### PROBLEM
Retype each line of the material exactly, please, skipping any picture in it.

### GIVEN DATA
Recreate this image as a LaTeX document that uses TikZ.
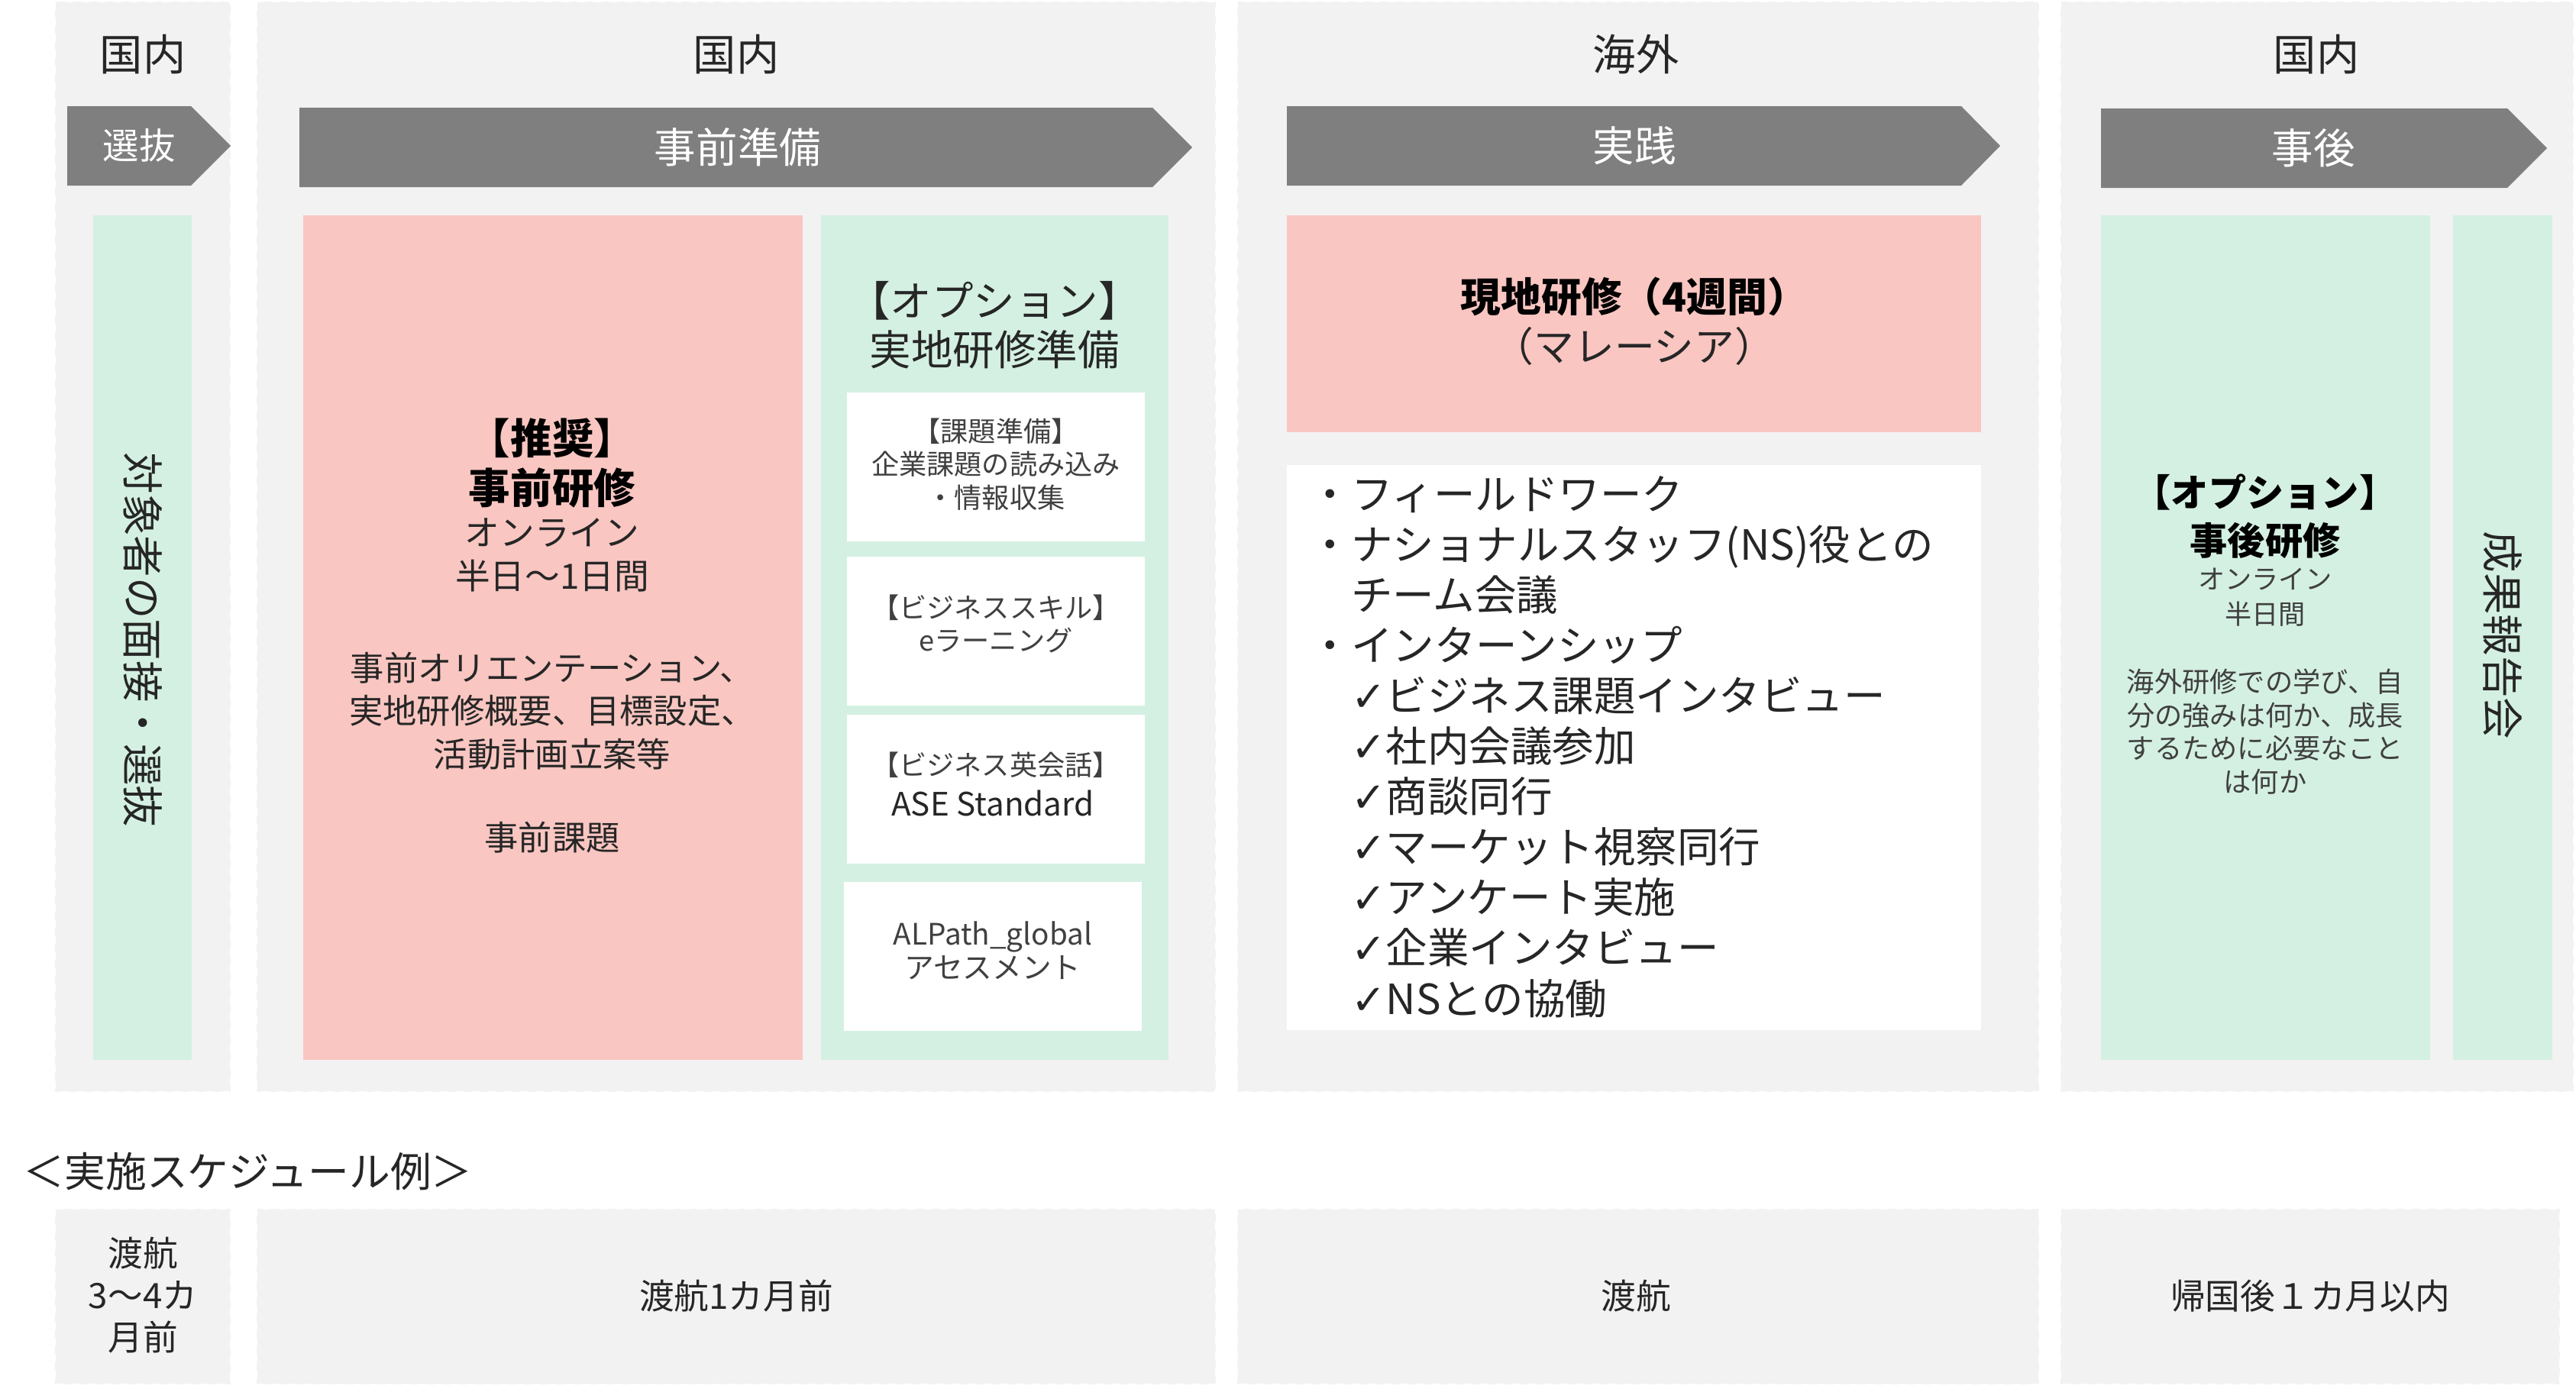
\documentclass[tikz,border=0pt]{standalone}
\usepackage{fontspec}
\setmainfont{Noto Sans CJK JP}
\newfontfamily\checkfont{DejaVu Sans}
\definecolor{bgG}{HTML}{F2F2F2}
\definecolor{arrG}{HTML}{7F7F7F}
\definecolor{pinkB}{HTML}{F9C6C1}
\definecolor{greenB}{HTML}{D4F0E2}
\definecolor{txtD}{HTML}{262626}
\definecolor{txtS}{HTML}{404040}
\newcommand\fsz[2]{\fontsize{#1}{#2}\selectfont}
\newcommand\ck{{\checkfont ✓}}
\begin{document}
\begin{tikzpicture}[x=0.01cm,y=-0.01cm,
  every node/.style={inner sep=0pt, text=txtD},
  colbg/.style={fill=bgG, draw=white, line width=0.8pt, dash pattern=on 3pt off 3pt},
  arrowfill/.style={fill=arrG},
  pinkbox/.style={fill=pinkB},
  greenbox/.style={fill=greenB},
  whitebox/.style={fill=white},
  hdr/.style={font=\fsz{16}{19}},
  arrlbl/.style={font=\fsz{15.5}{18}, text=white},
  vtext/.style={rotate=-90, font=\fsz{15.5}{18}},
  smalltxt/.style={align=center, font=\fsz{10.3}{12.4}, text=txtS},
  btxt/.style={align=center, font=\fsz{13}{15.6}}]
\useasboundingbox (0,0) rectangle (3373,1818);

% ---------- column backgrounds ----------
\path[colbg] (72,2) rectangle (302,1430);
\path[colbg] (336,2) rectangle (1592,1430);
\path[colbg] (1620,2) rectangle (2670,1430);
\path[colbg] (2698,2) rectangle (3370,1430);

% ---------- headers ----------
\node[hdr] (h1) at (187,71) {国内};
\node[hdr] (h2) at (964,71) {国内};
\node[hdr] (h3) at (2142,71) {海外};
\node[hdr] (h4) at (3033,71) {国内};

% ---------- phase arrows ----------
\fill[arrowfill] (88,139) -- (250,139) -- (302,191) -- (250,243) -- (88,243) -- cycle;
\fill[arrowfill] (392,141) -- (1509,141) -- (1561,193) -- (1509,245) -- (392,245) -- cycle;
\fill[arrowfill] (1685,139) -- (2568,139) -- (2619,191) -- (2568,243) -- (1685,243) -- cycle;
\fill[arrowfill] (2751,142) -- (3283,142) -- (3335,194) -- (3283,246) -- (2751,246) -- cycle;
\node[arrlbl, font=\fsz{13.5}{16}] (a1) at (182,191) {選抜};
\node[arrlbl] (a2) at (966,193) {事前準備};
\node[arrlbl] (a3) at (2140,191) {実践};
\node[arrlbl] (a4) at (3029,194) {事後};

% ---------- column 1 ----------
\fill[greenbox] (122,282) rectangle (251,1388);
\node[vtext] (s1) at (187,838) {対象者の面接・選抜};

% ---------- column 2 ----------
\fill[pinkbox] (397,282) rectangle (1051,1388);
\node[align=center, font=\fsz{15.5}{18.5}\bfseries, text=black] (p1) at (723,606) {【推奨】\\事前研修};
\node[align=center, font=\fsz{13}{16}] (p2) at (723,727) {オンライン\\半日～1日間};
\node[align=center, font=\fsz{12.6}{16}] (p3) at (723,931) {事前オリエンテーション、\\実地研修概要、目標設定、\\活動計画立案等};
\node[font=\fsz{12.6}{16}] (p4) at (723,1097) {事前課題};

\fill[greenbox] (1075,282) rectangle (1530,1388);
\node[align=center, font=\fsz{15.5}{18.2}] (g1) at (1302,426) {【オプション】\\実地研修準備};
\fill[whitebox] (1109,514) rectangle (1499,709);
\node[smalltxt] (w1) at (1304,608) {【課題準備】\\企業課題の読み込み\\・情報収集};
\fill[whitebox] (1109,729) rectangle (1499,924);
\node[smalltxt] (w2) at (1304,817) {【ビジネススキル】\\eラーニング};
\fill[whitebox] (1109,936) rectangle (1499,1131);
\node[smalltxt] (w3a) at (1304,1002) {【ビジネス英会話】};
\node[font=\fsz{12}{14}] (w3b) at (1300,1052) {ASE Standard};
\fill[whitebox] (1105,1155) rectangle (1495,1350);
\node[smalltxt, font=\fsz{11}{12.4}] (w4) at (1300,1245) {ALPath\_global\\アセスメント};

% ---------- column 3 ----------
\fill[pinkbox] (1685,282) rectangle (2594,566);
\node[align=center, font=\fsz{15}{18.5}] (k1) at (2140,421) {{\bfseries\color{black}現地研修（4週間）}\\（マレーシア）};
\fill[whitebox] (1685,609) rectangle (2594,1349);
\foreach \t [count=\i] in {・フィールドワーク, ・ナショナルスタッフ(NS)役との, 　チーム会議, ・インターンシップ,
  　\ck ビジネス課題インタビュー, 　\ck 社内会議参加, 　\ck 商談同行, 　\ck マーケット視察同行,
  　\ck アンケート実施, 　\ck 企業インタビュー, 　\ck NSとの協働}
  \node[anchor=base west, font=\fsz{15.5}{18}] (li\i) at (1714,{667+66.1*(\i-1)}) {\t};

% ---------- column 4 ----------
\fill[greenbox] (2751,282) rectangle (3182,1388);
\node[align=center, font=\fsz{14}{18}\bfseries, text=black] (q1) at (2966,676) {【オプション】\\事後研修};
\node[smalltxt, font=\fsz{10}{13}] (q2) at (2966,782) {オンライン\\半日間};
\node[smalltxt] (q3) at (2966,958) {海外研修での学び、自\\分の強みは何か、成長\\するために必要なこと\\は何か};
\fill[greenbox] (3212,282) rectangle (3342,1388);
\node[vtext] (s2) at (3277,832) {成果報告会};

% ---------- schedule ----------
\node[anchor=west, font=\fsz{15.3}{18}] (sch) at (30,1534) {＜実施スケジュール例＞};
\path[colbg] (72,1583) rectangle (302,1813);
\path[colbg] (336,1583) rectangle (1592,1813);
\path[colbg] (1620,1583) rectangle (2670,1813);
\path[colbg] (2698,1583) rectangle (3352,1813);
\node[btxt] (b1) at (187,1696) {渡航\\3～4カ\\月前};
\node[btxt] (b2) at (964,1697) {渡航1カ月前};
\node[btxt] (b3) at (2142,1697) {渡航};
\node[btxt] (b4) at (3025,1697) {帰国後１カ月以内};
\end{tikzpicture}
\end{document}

### THE RESPONSE
Recreate this image as a LaTeX document that uses TikZ.
\documentclass[tikz,border=0pt]{standalone}
\usepackage{fontspec}
\setmainfont{Noto Sans CJK JP}
\newfontfamily\checkfont{DejaVu Sans}
\definecolor{bgG}{HTML}{F2F2F2}
\definecolor{arrG}{HTML}{7F7F7F}
\definecolor{pinkB}{HTML}{F9C6C1}
\definecolor{greenB}{HTML}{D4F0E2}
\definecolor{txtD}{HTML}{262626}
\definecolor{txtS}{HTML}{404040}
\newcommand\fsz[2]{\fontsize{#1}{#2}\selectfont}
\newcommand\ck{{\checkfont ✓}}
\begin{document}
\begin{tikzpicture}[x=0.01cm,y=-0.01cm,
  every node/.style={inner sep=0pt, text=txtD},
  colbg/.style={fill=bgG, draw=white, line width=0.8pt, dash pattern=on 3pt off 3pt},
  arrowfill/.style={fill=arrG},
  pinkbox/.style={fill=pinkB},
  greenbox/.style={fill=greenB},
  whitebox/.style={fill=white},
  hdr/.style={font=\fsz{16}{19}},
  arrlbl/.style={font=\fsz{15.5}{18}, text=white},
  vtext/.style={rotate=-90, font=\fsz{15.5}{18}},
  smalltxt/.style={align=center, font=\fsz{10.3}{12.4}, text=txtS},
  btxt/.style={align=center, font=\fsz{13}{15.6}}]
\useasboundingbox (0,0) rectangle (3373,1818);

% ---------- column backgrounds ----------
\path[colbg] (72,2) rectangle (302,1430);
\path[colbg] (336,2) rectangle (1592,1430);
\path[colbg] (1620,2) rectangle (2670,1430);
\path[colbg] (2698,2) rectangle (3370,1430);

% ---------- headers ----------
\node[hdr] (h1) at (187,71) {国内};
\node[hdr] (h2) at (964,71) {国内};
\node[hdr] (h3) at (2142,71) {海外};
\node[hdr] (h4) at (3033,71) {国内};

% ---------- phase arrows ----------
\fill[arrowfill] (88,139) -- (250,139) -- (302,191) -- (250,243) -- (88,243) -- cycle;
\fill[arrowfill] (392,141) -- (1509,141) -- (1561,193) -- (1509,245) -- (392,245) -- cycle;
\fill[arrowfill] (1685,139) -- (2568,139) -- (2619,191) -- (2568,243) -- (1685,243) -- cycle;
\fill[arrowfill] (2751,142) -- (3283,142) -- (3335,194) -- (3283,246) -- (2751,246) -- cycle;
\node[arrlbl, font=\fsz{13.5}{16}] (a1) at (182,191) {選抜};
\node[arrlbl] (a2) at (966,193) {事前準備};
\node[arrlbl] (a3) at (2140,191) {実践};
\node[arrlbl] (a4) at (3029,194) {事後};

% ---------- column 1 ----------
\fill[greenbox] (122,282) rectangle (251,1388);
\node[vtext] (s1) at (187,838) {対象者の面接・選抜};

% ---------- column 2 ----------
\fill[pinkbox] (397,282) rectangle (1051,1388);
\node[align=center, font=\fsz{15.5}{18.5}\bfseries, text=black] (p1) at (723,606) {【推奨】\\事前研修};
\node[align=center, font=\fsz{13}{16}] (p2) at (723,727) {オンライン\\半日～1日間};
\node[align=center, font=\fsz{12.6}{16}] (p3) at (723,931) {事前オリエンテーション、\\実地研修概要、目標設定、\\活動計画立案等};
\node[font=\fsz{12.6}{16}] (p4) at (723,1097) {事前課題};

\fill[greenbox] (1075,282) rectangle (1530,1388);
\node[align=center, font=\fsz{15.5}{18.2}] (g1) at (1302,426) {【オプション】\\実地研修準備};
\fill[whitebox] (1109,514) rectangle (1499,709);
\node[smalltxt] (w1) at (1304,608) {【課題準備】\\企業課題の読み込み\\・情報収集};
\fill[whitebox] (1109,729) rectangle (1499,924);
\node[smalltxt] (w2) at (1304,817) {【ビジネススキル】\\eラーニング};
\fill[whitebox] (1109,936) rectangle (1499,1131);
\node[smalltxt] (w3a) at (1304,1002) {【ビジネス英会話】};
\node[font=\fsz{12}{14}] (w3b) at (1300,1052) {ASE Standard};
\fill[whitebox] (1105,1155) rectangle (1495,1350);
\node[smalltxt, font=\fsz{11}{12.4}] (w4) at (1300,1245) {ALPath\_global\\アセスメント};

% ---------- column 3 ----------
\fill[pinkbox] (1685,282) rectangle (2594,566);
\node[align=center, font=\fsz{15}{18.5}] (k1) at (2140,421) {{\bfseries\color{black}現地研修（4週間）}\\（マレーシア）};
\fill[whitebox] (1685,609) rectangle (2594,1349);
\foreach \t [count=\i] in {・フィールドワーク, ・ナショナルスタッフ(NS)役との, 　チーム会議, ・インターンシップ,
  　\ck ビジネス課題インタビュー, 　\ck 社内会議参加, 　\ck 商談同行, 　\ck マーケット視察同行,
  　\ck アンケート実施, 　\ck 企業インタビュー, 　\ck NSとの協働}
  \node[anchor=base west, font=\fsz{15.5}{18}] (li\i) at (1714,{667+66.1*(\i-1)}) {\t};

% ---------- column 4 ----------
\fill[greenbox] (2751,282) rectangle (3182,1388);
\node[align=center, font=\fsz{14}{18}\bfseries, text=black] (q1) at (2966,676) {【オプション】\\事後研修};
\node[smalltxt, font=\fsz{10}{13}] (q2) at (2966,782) {オンライン\\半日間};
\node[smalltxt] (q3) at (2966,958) {海外研修での学び、自\\分の強みは何か、成長\\するために必要なこと\\は何か};
\fill[greenbox] (3212,282) rectangle (3342,1388);
\node[vtext] (s2) at (3277,832) {成果報告会};

% ---------- schedule ----------
\node[anchor=west, font=\fsz{15.3}{18}] (sch) at (30,1534) {＜実施スケジュール例＞};
\path[colbg] (72,1583) rectangle (302,1813);
\path[colbg] (336,1583) rectangle (1592,1813);
\path[colbg] (1620,1583) rectangle (2670,1813);
\path[colbg] (2698,1583) rectangle (3352,1813);
\node[btxt] (b1) at (187,1696) {渡航\\3～4カ\\月前};
\node[btxt] (b2) at (964,1697) {渡航1カ月前};
\node[btxt] (b3) at (2142,1697) {渡航};
\node[btxt] (b4) at (3025,1697) {帰国後１カ月以内};
\end{tikzpicture}
\end{document}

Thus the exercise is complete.